Of course, this isn’t apples-to-apples, because SRECs are sold on a spot market or shorter-term contracts (one to five years, typically), while a CLEAN Contract price is set for 20 years. But it does highlight how the former policy prices the artificial supply-demand relationship, while the latter is focused on administratively setting the contract price based on the cost of installing solar. If the policy administrators are adept at adjusting prices (the Germans do so twice a year, and a CLEAN Contract Program modeled on the CSI could do so automatically, based on a given quantity of solar installed), then CLEAN Contracts can be a very accurate measure of the cost of solar compared to SRECs.

The second reason CLEAN Contracts can beat SRECs on cost effectiveness is that they lower risk. If you’ve ever picked investments for a retirement fund, you know that more risk = more return. Savings accounts pay little because your money is safe. By the same principle, CLEAN Contracts can offer lower contract prices than SRECs because they offer transparency and certainty to investors in solar projects. They may also make life easier for solar installers, whose livelihood depends on consistency in the market. It remains to be seen how the solar markets of the many states with SRECs are affected by the crash in SREC prices.

Incentive programs fall in between SRECs and CLEAN Contracts.
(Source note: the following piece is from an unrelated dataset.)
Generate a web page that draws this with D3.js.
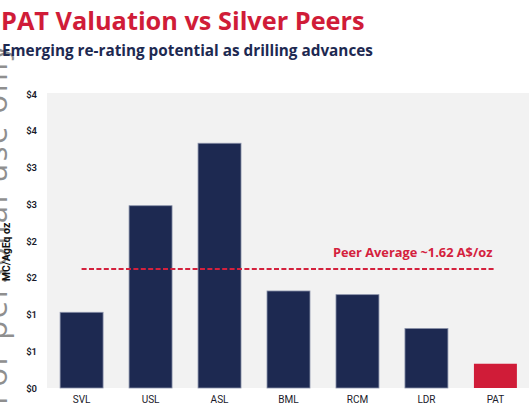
<!DOCTYPE html>
<html>
<head>
<meta charset="utf-8">
<script src="https://cdn.jsdelivr.net/npm/d3@7"></script>
<style>
  html, body { margin: 0; padding: 0; background: #fff; }
  svg { display: block; }
</style>
</head>
<body>
<script>
const categories = ["SVL", "USL", "ASL", "BML", "RCM", "LDR", "PAT"];
const values = [1.03, 2.48, 3.33, 1.32, 1.27, 0.81, 0.33];
const highlight = "PAT";
const peerAverage = 1.62;
const peerLabel = "Peer Average ~1.62 A$/oz";
const yTicks = [0, 0.5, 1, 1.5, 2, 2.5, 3, 3.5, 4];
const title = "PAT Valuation vs Silver Peers";
const subtitle = "Emerging re-rating potential as drilling advances";
const yAxisLabel = "MC/AgEq oz";
const watermark = "For personal use only";

const W = 529, H = 415;
const plot = { left: 47, right: 530, top: 93, bottom: 388 };
const navy = "#1d2951", red = "#d01c38";

const svg = d3.select("body").append("svg").attr("width", W).attr("height", H);

// plot background
svg.append("rect")
  .attr("x", plot.left).attr("y", plot.top)
  .attr("width", plot.right - plot.left).attr("height", plot.bottom - plot.top)
  .attr("fill", "#f2f2f2");

const x = d3.scaleBand().domain(categories).range([plot.left, plot.right])
  .paddingInner(0.377).paddingOuter(0.19);
const y = d3.scaleLinear().domain([0, 4]).range([plot.bottom, plot.top + 1]);

// watermark
svg.append("text")
  .attr("transform", `translate(7,405) rotate(-90)`)
  .attr("font-family", "Open Sans, sans-serif")
  .attr("font-size", 31)
  .attr("fill", "#8f8f8f")
  .attr("textLength", 360)
  .attr("lengthAdjust", "spacing")
  .text(watermark);

// bars
svg.append("g").selectAll("rect").data(categories).join("rect")
  .attr("x", d => x(d))
  .attr("y", (d, i) => y(values[i]))
  .attr("width", x.bandwidth())
  .attr("height", (d, i) => y(0) - y(values[i]))
  .attr("fill", d => d === highlight ? red : navy)
  .attr("stroke", d => d === highlight ? "none" : "#8a92aa")
  .attr("stroke-width", 0.8);

// y axis
const yAxis = d3.axisLeft(y).tickValues(yTicks).tickFormat(d3.format("$.0f")).tickSize(0).tickPadding(0);
const yg = svg.append("g").attr("transform", `translate(37,0)`).call(yAxis);
yg.select(".domain").remove();
yg.selectAll("text")
  .attr("font-family", "Roboto, sans-serif").attr("font-size", 9.5)
  .attr("font-weight", 600).attr("fill", "#1a1a2a");

// x axis
const xAxis = d3.axisBottom(x).tickSize(0).tickPadding(0);
const xg = svg.append("g").attr("transform", `translate(0,${plot.bottom + 8})`).call(xAxis);
xg.select(".domain").remove();
xg.selectAll("text")
  .attr("font-family", "Roboto, sans-serif").attr("font-size", 10)
  .attr("fill", "#1a1a2a");

// y-axis label
svg.append("text")
  .attr("transform", `translate(10,252) rotate(-90)`)
  .attr("text-anchor", "middle")
  .attr("font-family", "Roboto, sans-serif").attr("font-size", 10.5)
  .attr("font-weight", 700).attr("fill", "#111")
  .text(yAxisLabel);

// peer average line
const first = categories[0], last = categories[categories.length - 1];
svg.append("line")
  .attr("x1", x(first) + x.bandwidth() / 2)
  .attr("x2", x(last) + x.bandwidth() / 2)
  .attr("y1", y(peerAverage)).attr("y2", y(peerAverage))
  .attr("stroke", "#d4213d").attr("stroke-width", 2)
  .attr("stroke-dasharray", "5,2.4");

svg.append("text")
  .attr("x", x(last) + x.bandwidth() / 2 - 3)
  .attr("y", y(peerAverage) - 12)
  .attr("text-anchor", "end")
  .attr("font-family", "Open Sans, sans-serif").attr("font-size", 12.8)
  .attr("font-weight", 700).attr("fill", "#d4213d")
  .text(peerLabel);

// title & subtitle
svg.append("text")
  .attr("x", 1).attr("y", 30)
  .attr("font-family", "Open Sans, sans-serif").attr("font-size", 25.3)
  .attr("font-weight", 700).attr("fill", "#d01c38")
  .text(title);
svg.append("text")
  .attr("x", 2).attr("y", 56)
  .attr("font-family", "Open Sans, sans-serif").attr("font-size", 15.3)
  .attr("font-weight", 700).attr("fill", navy)
  .text(subtitle);
</script>
</body>
</html>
If consistent and predictable, like the California Solar Initiative, they can also lower risk and therefore the cost of solar. But if they take the form of rebate programs that are fully subscribed, expire, and then get renewed a year later, they will have to offer developers a higher return to take up the risk.

Ultimately, the transparency and certainty of the incentives is what makes financing solar cheap, and the longer this market certainty persists, the faster solar installers will drive down the cost of solar.

It’s also about ownership

Risk and return aren’t the only considerations. CLEAN Contracts dramatically simplify the process of going solar, so much so that half of Germany’s 53,000 megawatts of renewable energy are citizen-owned, not in the hands of utilities. The economic benefits to local communities are vastly higher when the bar to participation is dramatically lowered, and the democratization of energy production means a much stronger commitment to clean energy than when only the rich can play.

There are many good criteria for evaluating solar policy, from cost-effectiveness to the volume of solar to the democratization of ownership. “Market-based” fails to make the grade.